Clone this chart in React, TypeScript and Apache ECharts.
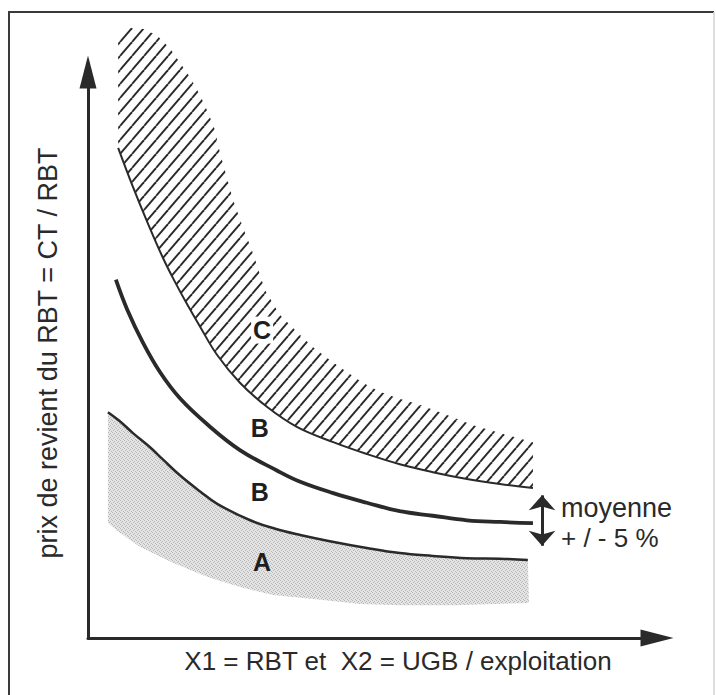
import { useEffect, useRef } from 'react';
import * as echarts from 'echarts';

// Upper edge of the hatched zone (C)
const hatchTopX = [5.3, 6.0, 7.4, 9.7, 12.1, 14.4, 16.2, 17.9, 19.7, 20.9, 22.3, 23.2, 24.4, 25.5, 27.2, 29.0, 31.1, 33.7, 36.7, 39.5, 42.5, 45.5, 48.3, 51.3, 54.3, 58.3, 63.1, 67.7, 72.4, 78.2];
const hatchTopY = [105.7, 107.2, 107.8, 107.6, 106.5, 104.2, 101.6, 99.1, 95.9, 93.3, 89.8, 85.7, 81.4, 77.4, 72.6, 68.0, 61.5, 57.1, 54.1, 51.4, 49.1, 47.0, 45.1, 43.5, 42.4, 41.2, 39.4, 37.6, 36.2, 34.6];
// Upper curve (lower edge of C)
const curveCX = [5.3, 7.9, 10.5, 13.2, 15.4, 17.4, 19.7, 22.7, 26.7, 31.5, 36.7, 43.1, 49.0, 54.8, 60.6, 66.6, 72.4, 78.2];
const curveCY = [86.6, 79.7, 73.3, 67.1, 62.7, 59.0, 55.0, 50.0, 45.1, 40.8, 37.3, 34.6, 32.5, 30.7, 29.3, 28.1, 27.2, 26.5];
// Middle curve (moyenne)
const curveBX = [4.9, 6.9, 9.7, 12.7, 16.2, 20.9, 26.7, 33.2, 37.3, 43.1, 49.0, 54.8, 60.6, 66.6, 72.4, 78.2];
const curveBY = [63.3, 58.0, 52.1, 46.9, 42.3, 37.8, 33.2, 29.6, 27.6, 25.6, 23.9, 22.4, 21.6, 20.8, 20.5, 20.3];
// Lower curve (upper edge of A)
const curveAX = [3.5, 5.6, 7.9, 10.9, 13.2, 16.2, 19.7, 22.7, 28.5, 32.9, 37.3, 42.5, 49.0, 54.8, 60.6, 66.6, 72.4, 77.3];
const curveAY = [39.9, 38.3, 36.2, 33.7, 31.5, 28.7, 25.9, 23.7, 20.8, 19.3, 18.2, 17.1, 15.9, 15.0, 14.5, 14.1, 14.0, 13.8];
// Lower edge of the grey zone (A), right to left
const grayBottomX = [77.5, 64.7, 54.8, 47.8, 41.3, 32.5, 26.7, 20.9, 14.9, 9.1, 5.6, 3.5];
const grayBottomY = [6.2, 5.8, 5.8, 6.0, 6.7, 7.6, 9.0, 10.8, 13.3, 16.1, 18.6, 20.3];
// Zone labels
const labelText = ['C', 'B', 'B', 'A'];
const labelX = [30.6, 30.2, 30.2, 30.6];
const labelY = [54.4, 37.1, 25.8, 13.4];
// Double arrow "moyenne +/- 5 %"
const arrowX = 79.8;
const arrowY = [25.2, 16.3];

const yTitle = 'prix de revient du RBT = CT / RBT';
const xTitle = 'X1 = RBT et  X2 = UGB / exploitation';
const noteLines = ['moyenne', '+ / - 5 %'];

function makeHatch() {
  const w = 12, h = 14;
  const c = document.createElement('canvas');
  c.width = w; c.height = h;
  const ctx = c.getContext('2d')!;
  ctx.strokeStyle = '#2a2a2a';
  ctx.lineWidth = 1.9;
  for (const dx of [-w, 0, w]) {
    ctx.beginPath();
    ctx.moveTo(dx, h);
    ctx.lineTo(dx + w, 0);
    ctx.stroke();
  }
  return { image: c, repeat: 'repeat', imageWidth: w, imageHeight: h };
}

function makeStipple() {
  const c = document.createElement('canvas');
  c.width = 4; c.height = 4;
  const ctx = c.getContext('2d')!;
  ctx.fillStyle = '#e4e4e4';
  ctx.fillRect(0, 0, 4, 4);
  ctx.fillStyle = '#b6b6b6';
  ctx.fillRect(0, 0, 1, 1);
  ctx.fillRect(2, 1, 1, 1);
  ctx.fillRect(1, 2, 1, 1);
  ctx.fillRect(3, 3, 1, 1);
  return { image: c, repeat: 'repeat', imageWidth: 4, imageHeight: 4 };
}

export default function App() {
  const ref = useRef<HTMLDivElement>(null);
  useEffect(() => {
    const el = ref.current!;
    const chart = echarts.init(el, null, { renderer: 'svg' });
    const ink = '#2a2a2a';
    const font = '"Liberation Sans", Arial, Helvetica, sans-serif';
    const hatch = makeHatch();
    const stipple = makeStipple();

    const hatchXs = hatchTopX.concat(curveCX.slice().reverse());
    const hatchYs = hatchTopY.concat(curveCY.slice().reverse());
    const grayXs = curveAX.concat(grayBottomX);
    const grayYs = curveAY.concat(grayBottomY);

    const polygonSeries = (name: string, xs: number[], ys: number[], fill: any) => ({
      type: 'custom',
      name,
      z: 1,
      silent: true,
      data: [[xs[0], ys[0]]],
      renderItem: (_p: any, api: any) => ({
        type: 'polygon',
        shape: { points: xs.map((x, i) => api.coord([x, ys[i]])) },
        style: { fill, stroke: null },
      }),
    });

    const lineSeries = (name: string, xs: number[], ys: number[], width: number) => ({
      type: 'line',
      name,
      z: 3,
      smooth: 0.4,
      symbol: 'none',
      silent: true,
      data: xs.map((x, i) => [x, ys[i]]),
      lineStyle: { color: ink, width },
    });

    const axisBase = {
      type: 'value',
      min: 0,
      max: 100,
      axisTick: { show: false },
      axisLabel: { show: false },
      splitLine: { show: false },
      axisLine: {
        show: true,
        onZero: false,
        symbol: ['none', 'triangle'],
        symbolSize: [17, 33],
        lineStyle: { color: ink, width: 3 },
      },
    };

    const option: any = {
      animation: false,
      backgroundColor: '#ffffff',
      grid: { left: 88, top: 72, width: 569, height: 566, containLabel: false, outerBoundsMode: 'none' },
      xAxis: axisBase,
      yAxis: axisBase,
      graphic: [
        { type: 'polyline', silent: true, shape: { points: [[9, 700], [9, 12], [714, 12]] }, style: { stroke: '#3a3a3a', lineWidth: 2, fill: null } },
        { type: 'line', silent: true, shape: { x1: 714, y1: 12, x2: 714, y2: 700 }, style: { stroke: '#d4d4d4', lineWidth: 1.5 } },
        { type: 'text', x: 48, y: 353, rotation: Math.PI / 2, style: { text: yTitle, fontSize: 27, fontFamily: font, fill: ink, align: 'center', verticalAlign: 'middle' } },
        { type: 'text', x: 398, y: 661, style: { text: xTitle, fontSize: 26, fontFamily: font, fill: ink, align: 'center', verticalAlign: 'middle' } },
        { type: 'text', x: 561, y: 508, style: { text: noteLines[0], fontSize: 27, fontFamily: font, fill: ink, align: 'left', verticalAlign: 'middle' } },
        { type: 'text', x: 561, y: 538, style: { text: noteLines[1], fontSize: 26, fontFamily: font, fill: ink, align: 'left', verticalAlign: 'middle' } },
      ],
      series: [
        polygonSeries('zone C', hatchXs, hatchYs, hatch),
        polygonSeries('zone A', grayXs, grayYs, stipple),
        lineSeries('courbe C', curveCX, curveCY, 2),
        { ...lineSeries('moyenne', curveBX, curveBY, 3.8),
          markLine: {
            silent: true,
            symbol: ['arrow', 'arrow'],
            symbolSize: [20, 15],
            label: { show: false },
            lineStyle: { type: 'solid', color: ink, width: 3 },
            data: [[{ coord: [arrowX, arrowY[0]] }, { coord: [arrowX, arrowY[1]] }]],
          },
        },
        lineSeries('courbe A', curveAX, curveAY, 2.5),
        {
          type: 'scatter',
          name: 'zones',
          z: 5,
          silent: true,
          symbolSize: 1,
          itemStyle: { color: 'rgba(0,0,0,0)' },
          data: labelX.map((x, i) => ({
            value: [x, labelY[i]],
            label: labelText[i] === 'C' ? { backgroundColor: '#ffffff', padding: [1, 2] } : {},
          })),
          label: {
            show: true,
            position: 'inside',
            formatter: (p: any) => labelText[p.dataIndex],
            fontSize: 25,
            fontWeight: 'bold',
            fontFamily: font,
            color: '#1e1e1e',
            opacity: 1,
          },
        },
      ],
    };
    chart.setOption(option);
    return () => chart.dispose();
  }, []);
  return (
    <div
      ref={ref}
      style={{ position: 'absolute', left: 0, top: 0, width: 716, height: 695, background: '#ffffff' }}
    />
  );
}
...
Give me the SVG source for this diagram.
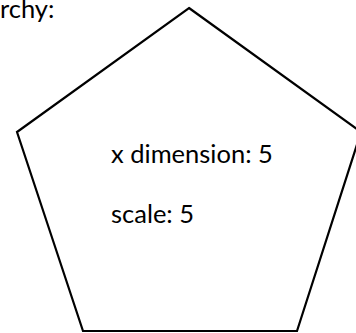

SET PROBLEM:
Copy nothing but the lines above that run from the one with "Clone this chart" to the one with "import * as echarts from 'echarts';", ends included; pictures stay out.

CORRECT ANSWER:
Clone this chart in React, TypeScript and Apache ECharts.
import { useEffect, useRef } from 'react';
import * as echarts from 'echarts';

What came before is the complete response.